* [TASK TO CARRY OUT] What follows is a listing. Return every line of it exactly.

* [DATA LINES]
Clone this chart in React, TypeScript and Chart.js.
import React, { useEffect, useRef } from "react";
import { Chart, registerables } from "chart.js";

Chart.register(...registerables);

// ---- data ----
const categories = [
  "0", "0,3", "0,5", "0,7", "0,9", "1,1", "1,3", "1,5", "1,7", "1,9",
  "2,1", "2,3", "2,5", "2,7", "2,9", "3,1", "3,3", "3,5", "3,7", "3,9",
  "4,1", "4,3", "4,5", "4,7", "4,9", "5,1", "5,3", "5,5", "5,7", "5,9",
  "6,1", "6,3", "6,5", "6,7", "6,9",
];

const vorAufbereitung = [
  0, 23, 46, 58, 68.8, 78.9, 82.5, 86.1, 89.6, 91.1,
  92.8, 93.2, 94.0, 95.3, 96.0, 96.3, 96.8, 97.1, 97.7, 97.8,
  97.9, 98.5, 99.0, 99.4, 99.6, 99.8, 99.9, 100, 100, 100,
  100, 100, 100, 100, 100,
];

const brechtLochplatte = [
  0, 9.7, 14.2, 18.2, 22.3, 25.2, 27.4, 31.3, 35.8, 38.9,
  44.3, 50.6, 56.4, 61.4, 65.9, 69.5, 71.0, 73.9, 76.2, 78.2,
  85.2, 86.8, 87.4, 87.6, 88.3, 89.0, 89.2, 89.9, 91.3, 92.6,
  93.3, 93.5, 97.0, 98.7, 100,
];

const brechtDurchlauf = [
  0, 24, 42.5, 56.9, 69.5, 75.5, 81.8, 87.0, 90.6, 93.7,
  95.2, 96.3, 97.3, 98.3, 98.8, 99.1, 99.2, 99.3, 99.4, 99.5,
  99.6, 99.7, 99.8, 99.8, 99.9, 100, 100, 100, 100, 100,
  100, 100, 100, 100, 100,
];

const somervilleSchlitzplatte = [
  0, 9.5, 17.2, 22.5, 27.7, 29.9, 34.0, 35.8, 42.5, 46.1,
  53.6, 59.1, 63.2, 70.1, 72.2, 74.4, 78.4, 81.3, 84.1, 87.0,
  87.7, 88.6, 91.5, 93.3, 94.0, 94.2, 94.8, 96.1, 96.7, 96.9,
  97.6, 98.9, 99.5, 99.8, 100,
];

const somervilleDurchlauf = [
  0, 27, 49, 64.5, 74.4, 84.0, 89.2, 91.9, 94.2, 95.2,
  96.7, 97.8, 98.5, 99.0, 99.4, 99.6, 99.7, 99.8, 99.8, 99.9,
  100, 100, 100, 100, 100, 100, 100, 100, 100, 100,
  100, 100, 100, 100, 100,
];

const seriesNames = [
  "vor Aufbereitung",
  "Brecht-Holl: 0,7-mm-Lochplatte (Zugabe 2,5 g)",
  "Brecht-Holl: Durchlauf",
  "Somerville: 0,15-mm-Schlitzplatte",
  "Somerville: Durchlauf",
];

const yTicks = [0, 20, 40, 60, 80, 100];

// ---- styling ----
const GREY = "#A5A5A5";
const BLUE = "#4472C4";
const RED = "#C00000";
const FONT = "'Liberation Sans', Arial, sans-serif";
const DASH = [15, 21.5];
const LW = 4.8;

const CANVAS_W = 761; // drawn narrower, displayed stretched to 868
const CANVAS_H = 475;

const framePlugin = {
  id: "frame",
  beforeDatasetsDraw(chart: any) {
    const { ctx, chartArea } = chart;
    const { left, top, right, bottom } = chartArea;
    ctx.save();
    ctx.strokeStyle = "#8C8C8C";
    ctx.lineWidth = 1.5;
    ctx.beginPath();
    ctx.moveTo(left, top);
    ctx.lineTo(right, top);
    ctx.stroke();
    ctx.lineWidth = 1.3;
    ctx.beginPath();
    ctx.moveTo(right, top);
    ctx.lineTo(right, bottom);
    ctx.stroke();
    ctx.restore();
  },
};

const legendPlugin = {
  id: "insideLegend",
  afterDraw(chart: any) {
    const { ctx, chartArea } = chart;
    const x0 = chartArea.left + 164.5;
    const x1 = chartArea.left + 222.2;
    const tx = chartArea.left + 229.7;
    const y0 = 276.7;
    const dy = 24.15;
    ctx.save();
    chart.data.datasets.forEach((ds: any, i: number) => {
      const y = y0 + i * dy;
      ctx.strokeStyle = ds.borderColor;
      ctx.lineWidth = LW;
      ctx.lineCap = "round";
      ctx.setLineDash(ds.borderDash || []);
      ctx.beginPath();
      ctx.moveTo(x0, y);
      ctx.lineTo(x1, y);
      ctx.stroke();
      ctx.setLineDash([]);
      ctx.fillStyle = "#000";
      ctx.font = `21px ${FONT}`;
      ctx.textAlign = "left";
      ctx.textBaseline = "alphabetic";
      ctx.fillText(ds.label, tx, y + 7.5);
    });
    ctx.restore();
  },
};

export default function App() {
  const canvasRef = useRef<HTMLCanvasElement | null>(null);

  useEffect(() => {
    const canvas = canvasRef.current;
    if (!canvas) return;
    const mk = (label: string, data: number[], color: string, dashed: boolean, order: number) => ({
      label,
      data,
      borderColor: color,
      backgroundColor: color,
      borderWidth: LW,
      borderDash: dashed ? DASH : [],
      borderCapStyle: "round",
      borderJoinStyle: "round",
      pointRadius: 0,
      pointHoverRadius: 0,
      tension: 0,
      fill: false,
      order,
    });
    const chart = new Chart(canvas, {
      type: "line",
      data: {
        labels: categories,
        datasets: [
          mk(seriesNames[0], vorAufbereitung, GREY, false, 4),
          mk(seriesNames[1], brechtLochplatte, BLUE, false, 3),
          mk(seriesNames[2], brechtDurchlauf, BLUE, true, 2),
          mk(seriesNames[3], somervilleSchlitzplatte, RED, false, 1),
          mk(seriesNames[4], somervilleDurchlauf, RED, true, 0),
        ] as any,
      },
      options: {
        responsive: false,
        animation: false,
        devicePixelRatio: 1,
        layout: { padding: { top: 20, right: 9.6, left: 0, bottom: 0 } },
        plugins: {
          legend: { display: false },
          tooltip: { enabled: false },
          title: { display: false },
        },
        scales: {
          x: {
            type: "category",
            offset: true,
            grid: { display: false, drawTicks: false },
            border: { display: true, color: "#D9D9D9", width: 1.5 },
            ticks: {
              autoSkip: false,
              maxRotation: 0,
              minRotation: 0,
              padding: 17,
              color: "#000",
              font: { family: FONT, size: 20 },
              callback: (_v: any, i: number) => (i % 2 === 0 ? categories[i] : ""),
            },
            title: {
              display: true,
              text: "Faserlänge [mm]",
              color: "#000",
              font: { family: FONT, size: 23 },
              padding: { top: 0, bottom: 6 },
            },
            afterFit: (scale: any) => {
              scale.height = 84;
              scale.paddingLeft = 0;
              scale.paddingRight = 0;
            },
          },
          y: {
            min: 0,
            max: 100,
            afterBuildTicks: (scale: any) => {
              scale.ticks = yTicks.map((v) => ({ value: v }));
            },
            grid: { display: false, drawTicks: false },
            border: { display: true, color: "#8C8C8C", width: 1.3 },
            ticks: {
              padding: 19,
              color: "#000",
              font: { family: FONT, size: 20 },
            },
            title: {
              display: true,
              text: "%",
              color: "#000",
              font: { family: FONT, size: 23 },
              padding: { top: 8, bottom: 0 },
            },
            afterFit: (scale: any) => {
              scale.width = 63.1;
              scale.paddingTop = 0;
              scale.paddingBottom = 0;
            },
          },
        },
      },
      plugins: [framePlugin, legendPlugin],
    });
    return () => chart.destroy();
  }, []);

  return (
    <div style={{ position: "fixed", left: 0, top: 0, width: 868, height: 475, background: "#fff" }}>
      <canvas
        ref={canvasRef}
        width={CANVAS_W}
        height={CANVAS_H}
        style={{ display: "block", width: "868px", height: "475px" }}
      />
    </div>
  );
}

* [TASK RESPONSE]
Clone this chart in React, TypeScript and Chart.js.
import React, { useEffect, useRef } from "react";
import { Chart, registerables } from "chart.js";

Chart.register(...registerables);

// ---- data ----
const categories = [
  "0", "0,3", "0,5", "0,7", "0,9", "1,1", "1,3", "1,5", "1,7", "1,9",
  "2,1", "2,3", "2,5", "2,7", "2,9", "3,1", "3,3", "3,5", "3,7", "3,9",
  "4,1", "4,3", "4,5", "4,7", "4,9", "5,1", "5,3", "5,5", "5,7", "5,9",
  "6,1", "6,3", "6,5", "6,7", "6,9",
];

const vorAufbereitung = [
  0, 23, 46, 58, 68.8, 78.9, 82.5, 86.1, 89.6, 91.1,
  92.8, 93.2, 94.0, 95.3, 96.0, 96.3, 96.8, 97.1, 97.7, 97.8,
  97.9, 98.5, 99.0, 99.4, 99.6, 99.8, 99.9, 100, 100, 100,
  100, 100, 100, 100, 100,
];

const brechtLochplatte = [
  0, 9.7, 14.2, 18.2, 22.3, 25.2, 27.4, 31.3, 35.8, 38.9,
  44.3, 50.6, 56.4, 61.4, 65.9, 69.5, 71.0, 73.9, 76.2, 78.2,
  85.2, 86.8, 87.4, 87.6, 88.3, 89.0, 89.2, 89.9, 91.3, 92.6,
  93.3, 93.5, 97.0, 98.7, 100,
];

const brechtDurchlauf = [
  0, 24, 42.5, 56.9, 69.5, 75.5, 81.8, 87.0, 90.6, 93.7,
  95.2, 96.3, 97.3, 98.3, 98.8, 99.1, 99.2, 99.3, 99.4, 99.5,
  99.6, 99.7, 99.8, 99.8, 99.9, 100, 100, 100, 100, 100,
  100, 100, 100, 100, 100,
];

const somervilleSchlitzplatte = [
  0, 9.5, 17.2, 22.5, 27.7, 29.9, 34.0, 35.8, 42.5, 46.1,
  53.6, 59.1, 63.2, 70.1, 72.2, 74.4, 78.4, 81.3, 84.1, 87.0,
  87.7, 88.6, 91.5, 93.3, 94.0, 94.2, 94.8, 96.1, 96.7, 96.9,
  97.6, 98.9, 99.5, 99.8, 100,
];

const somervilleDurchlauf = [
  0, 27, 49, 64.5, 74.4, 84.0, 89.2, 91.9, 94.2, 95.2,
  96.7, 97.8, 98.5, 99.0, 99.4, 99.6, 99.7, 99.8, 99.8, 99.9,
  100, 100, 100, 100, 100, 100, 100, 100, 100, 100,
  100, 100, 100, 100, 100,
];

const seriesNames = [
  "vor Aufbereitung",
  "Brecht-Holl: 0,7-mm-Lochplatte (Zugabe 2,5 g)",
  "Brecht-Holl: Durchlauf",
  "Somerville: 0,15-mm-Schlitzplatte",
  "Somerville: Durchlauf",
];

const yTicks = [0, 20, 40, 60, 80, 100];

// ---- styling ----
const GREY = "#A5A5A5";
const BLUE = "#4472C4";
const RED = "#C00000";
const FONT = "'Liberation Sans', Arial, sans-serif";
const DASH = [15, 21.5];
const LW = 4.8;

const CANVAS_W = 761; // drawn narrower, displayed stretched to 868
const CANVAS_H = 475;

const framePlugin = {
  id: "frame",
  beforeDatasetsDraw(chart: any) {
    const { ctx, chartArea } = chart;
    const { left, top, right, bottom } = chartArea;
    ctx.save();
    ctx.strokeStyle = "#8C8C8C";
    ctx.lineWidth = 1.5;
    ctx.beginPath();
    ctx.moveTo(left, top);
    ctx.lineTo(right, top);
    ctx.stroke();
    ctx.lineWidth = 1.3;
    ctx.beginPath();
    ctx.moveTo(right, top);
    ctx.lineTo(right, bottom);
    ctx.stroke();
    ctx.restore();
  },
};

const legendPlugin = {
  id: "insideLegend",
  afterDraw(chart: any) {
    const { ctx, chartArea } = chart;
    const x0 = chartArea.left + 164.5;
    const x1 = chartArea.left + 222.2;
    const tx = chartArea.left + 229.7;
    const y0 = 276.7;
    const dy = 24.15;
    ctx.save();
    chart.data.datasets.forEach((ds: any, i: number) => {
      const y = y0 + i * dy;
      ctx.strokeStyle = ds.borderColor;
      ctx.lineWidth = LW;
      ctx.lineCap = "round";
      ctx.setLineDash(ds.borderDash || []);
      ctx.beginPath();
      ctx.moveTo(x0, y);
      ctx.lineTo(x1, y);
      ctx.stroke();
      ctx.setLineDash([]);
      ctx.fillStyle = "#000";
      ctx.font = `21px ${FONT}`;
      ctx.textAlign = "left";
      ctx.textBaseline = "alphabetic";
      ctx.fillText(ds.label, tx, y + 7.5);
    });
    ctx.restore();
  },
};

export default function App() {
  const canvasRef = useRef<HTMLCanvasElement | null>(null);

  useEffect(() => {
    const canvas = canvasRef.current;
    if (!canvas) return;
    const mk = (label: string, data: number[], color: string, dashed: boolean, order: number) => ({
      label,
      data,
      borderColor: color,
      backgroundColor: color,
      borderWidth: LW,
      borderDash: dashed ? DASH : [],
      borderCapStyle: "round",
      borderJoinStyle: "round",
      pointRadius: 0,
      pointHoverRadius: 0,
      tension: 0,
      fill: false,
      order,
    });
    const chart = new Chart(canvas, {
      type: "line",
      data: {
        labels: categories,
        datasets: [
          mk(seriesNames[0], vorAufbereitung, GREY, false, 4),
          mk(seriesNames[1], brechtLochplatte, BLUE, false, 3),
          mk(seriesNames[2], brechtDurchlauf, BLUE, true, 2),
          mk(seriesNames[3], somervilleSchlitzplatte, RED, false, 1),
          mk(seriesNames[4], somervilleDurchlauf, RED, true, 0),
        ] as any,
      },
      options: {
        responsive: false,
        animation: false,
        devicePixelRatio: 1,
        layout: { padding: { top: 20, right: 9.6, left: 0, bottom: 0 } },
        plugins: {
          legend: { display: false },
          tooltip: { enabled: false },
          title: { display: false },
        },
        scales: {
          x: {
            type: "category",
            offset: true,
            grid: { display: false, drawTicks: false },
            border: { display: true, color: "#D9D9D9", width: 1.5 },
            ticks: {
              autoSkip: false,
              maxRotation: 0,
              minRotation: 0,
              padding: 17,
              color: "#000",
              font: { family: FONT, size: 20 },
              callback: (_v: any, i: number) => (i % 2 === 0 ? categories[i] : ""),
            },
            title: {
              display: true,
              text: "Faserlänge [mm]",
              color: "#000",
              font: { family: FONT, size: 23 },
              padding: { top: 0, bottom: 6 },
            },
            afterFit: (scale: any) => {
              scale.height = 84;
              scale.paddingLeft = 0;
              scale.paddingRight = 0;
            },
          },
          y: {
            min: 0,
            max: 100,
            afterBuildTicks: (scale: any) => {
              scale.ticks = yTicks.map((v) => ({ value: v }));
            },
            grid: { display: false, drawTicks: false },
            border: { display: true, color: "#8C8C8C", width: 1.3 },
            ticks: {
              padding: 19,
              color: "#000",
              font: { family: FONT, size: 20 },
            },
            title: {
              display: true,
              text: "%",
              color: "#000",
              font: { family: FONT, size: 23 },
              padding: { top: 8, bottom: 0 },
            },
            afterFit: (scale: any) => {
              scale.width = 63.1;
              scale.paddingTop = 0;
              scale.paddingBottom = 0;
            },
          },
        },
      },
      plugins: [framePlugin, legendPlugin],
    });
    return () => chart.destroy();
  }, []);

  return (
    <div style={{ position: "fixed", left: 0, top: 0, width: 868, height: 475, background: "#fff" }}>
      <canvas
        ref={canvasRef}
        width={CANVAS_W}
        height={CANVAS_H}
        style={{ display: "block", width: "868px", height: "475px" }}
      />
    </div>
  );
}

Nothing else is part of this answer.